In a letter to his sister, Madame Verninac, written in 1821, Delacroix speaks of his desire to paint for the Salon the following year, and to ‘gain a little recognition’. In April 1822 he wrote to his friend Charles Soulier that he had been working hard and non-stop for two and a half months to precisely that end. The Salon opened on April 24, 1822 and Delacroix’s painting was exhibited under the title Dante et Virgile conduits par Phlégias, traversent le lac qui entoure les murailles de la ville infernale de Dité. The intense labour that was required to complete this painting in time left Delacroix weak and in need of recuperation.

Critics expressed a range of opinions about The Barque of Dante. One of the judges at the Salon, Étienne-Jean Delécluze, was uncomplimentary, calling the work ‘a real daub’ (une vraie tartouillade). Another judge, Antoine-Jean Gros, thought highly of it, describing it a ‘chastened Rubens’. An anonymous reviewer in Le Miroir expected Delacroix to become a ‘distinguished colourist’. One particularly favourable piece of criticism from up-and-coming lawyer Adolphe Thiers received wide circulation in the liberal periodical Le Constitutionnel.

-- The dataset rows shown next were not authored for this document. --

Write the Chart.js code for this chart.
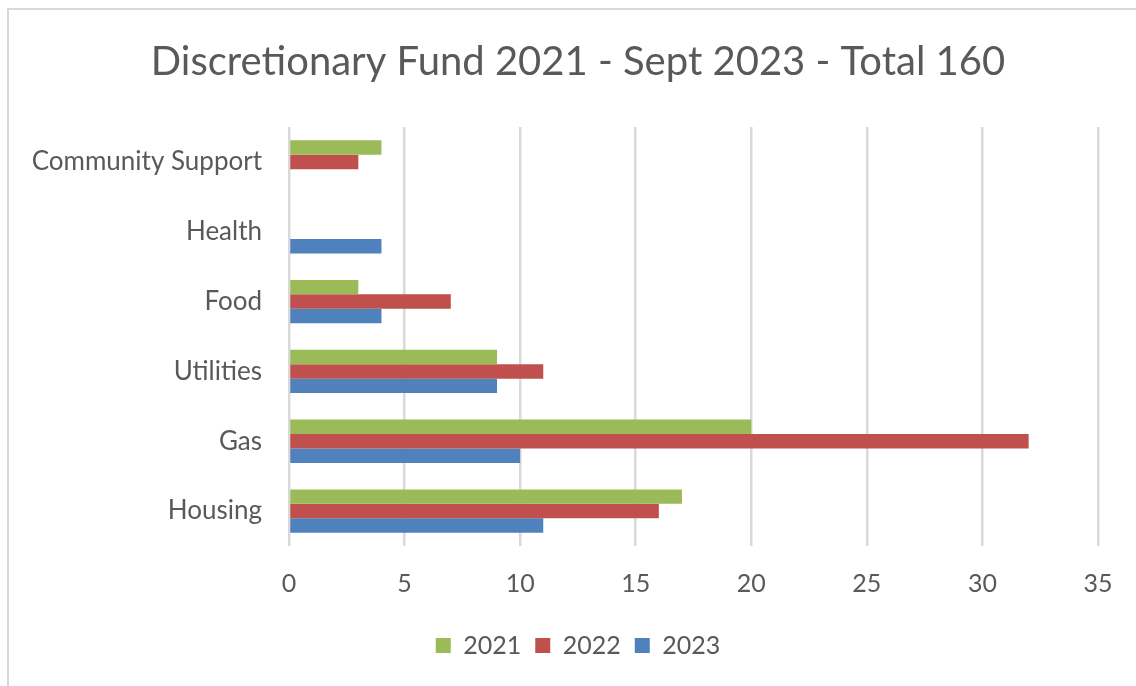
<!DOCTYPE html>
<html>
<head>
<meta charset="utf-8">
<script src="https://cdn.jsdelivr.net/npm/chart.js@4"></script>
<style>
  body { margin: 0; background: #fff; }
  .frame {
    position: absolute; left: 7px; top: 8px; width: 1300px; height: 800px;
    border-top: 2px solid #d9d9d9; border-left: 2px solid #d9d9d9;
  }
  #chart { position: absolute; left: 0; top: 0; }
</style>
</head>
<body>
<div class="frame"></div>
<canvas id="chart" width="1136" height="686"></canvas>
<script>
const categories = ["Community Support", "Health", "Food", "Utilities", "Gas", "Housing"];
const years = ["2021", "2022", "2023"];
const values2021 = [4, 0, 3, 9, 20, 17];
const values2022 = [3, 0, 7, 11, 32, 16];
const values2023 = [0, 4, 4, 9, 10, 11];
const colors = ["#9BBB59", "#C0504D", "#4F81BD"];
const xTicks = [0, 5, 10, 15, 20, 25, 30, 35];

const textColor = "#595959";
const fontFamily = "Lato, 'Open Sans', sans-serif";

// title and legend sit centred on the whole frame, not on the canvas minus padding
const shiftBoxes = {
  id: "shiftBoxes",
  afterLayout(chart) {
    [chart.titleBlock, chart.legend].forEach((box) => {
      if (box) {
        box.left += 29;
        box.right += 29;
      }
    });
  },
};

const ctx = document.getElementById("chart").getContext("2d");
const myChart = new Chart(ctx, {
  type: "bar",
  data: {
    labels: categories,
    datasets: [values2021, values2022, values2023].map((vals, i) => ({
      label: years[i],
      data: vals,
      backgroundColor: colors[i],
      borderWidth: 0,
      categoryPercentage: 0.62,
      barPercentage: 1,
    })),
  },
  options: {
    indexAxis: "y",
    responsive: false,
    animation: false,
    layout: { padding: { left: 0, right: 38, top: 0, bottom: 18 } },
    scales: {
      x: {
        min: xTicks[0],
        max: xTicks[xTicks.length - 1],
        afterBuildTicks: (scale) => {
          scale.ticks = xTicks.map((v) => ({ value: v }));
        },
        afterFit: (scale) => {
          scale.height = 73;
        },
        grid: { color: "#d9d9d9", lineWidth: 2.5, drawTicks: false },
        border: { display: false },
        ticks: {
          color: textColor,
          padding: 23,
          font: { family: fontFamily, size: 25 },
        },
      },
      y: {
        afterFit: (scale) => {
          scale.width = 289;
        },
        grid: { display: false, drawTicks: false },
        border: { display: false },
        ticks: {
          color: textColor,
          padding: 27,
          font: { family: fontFamily, size: 26 },
        },
      },
    },
    plugins: {
      title: {
        display: true,
        text: "Discretionary Fund 2021 - Sept 2023 - Total 160",
        color: textColor,
        font: { family: fontFamily, size: 40, weight: "normal" },
        padding: { top: 38, bottom: 41 },
      },
      legend: {
        position: "bottom",
        labels: {
          color: textColor,
          boxWidth: 15,
          boxHeight: 15,
          padding: 14,
          font: { family: fontFamily, size: 25 },
        },
      },
      tooltip: { enabled: false },
    },
  },
  plugins: [shiftBoxes],
});
</script>
</body>
</html>
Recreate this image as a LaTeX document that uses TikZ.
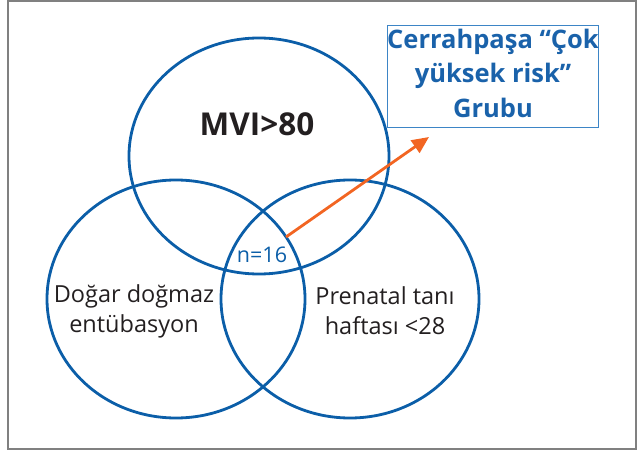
\documentclass[tikz,border=0pt]{standalone}
\usepackage{fontspec}
\setmainfont{Open Sans}
\usetikzlibrary{shapes.geometric,arrows.meta}
\definecolor{vblue}{HTML}{0B5EA8}
\definecolor{boxblue}{HTML}{3D85C6}
\definecolor{txtblue}{HTML}{1A62AA}
\definecolor{arrorange}{HTML}{F26522}
\definecolor{txtdark}{HTML}{231F20}
\definecolor{framegray}{HTML}{808080}
\begin{document}
\begin{tikzpicture}[x=1pt,y=-1pt,
  venn/.style={draw=vblue, line width=2.8pt, ellipse, inner sep=0pt, minimum width=258pt, minimum height=238pt},
  lbl/.style={text=txtdark, font=\fontsize{23.5}{30}\selectfont, align=center, inner sep=0pt},
  biglbl/.style={text=txtdark, font=\bfseries\fontsize{31.5}{36}\selectfont, inner sep=0pt},
  nlbl/.style={text=vblue, font=\fontsize{21.5}{24}\selectfont, inner sep=0pt},
  grpbox/.style={draw=boxblue, line width=1pt, text=txtblue, font=\bfseries\fontsize{25.5}{34.5}\selectfont, align=center, minimum width=210pt, minimum height=101pt, inner sep=0pt, text depth=7pt},
  arr/.style={draw=arrorange, line width=2.8pt, -{Triangle[length=17pt,width=15pt]}}
]
\useasboundingbox (0,0) rectangle (643,452);
\draw[framegray, line width=1.2pt] (8,1) rectangle (636,449);

\node[venn, minimum width=260pt, minimum height=236pt] (top) at (259,156) {};
\node[venn] (left) at (176,299) {};
\node[venn] (right) at (350,299) {};

\node[biglbl] (mvi) at (257,124) {MVI>80};
\node[lbl] (ltxt) at (134,311) {Doğar doğmaz\\entübasyon};
\node[lbl] (rtxt) at (385,311) {Prenatal tanı\\haftası <28};
\node[nlbl] (n16) at (262,255) {n=16};

\node[grpbox] (grp) at (493,76.5) {Cerrahpaşa “Çok\\yüksek risk”\\Grubu};

\coordinate (astart) at (286,237);
\coordinate (aend) at (429,137);
\draw[arr] (astart) -- (aend);
\end{tikzpicture}
\end{document}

In the summer of 1822, the French State purchased the painting for 2000 Francs, and moved it to the Musée du Luxembourg. Delacroix was delighted on hearing the news, although he feared the piece would be less admired for being viewed at close quarters. Some two year later he revisited the painting, reporting that it gave him much pleasure, but describing it as being insufficiently vigorous; a deficiency he had identified in the painting he was working on at the time, The Massacre at Chios. The painting was moved in 1874—eleven years after the death of the artist—to its present location, the Musée du Louvre.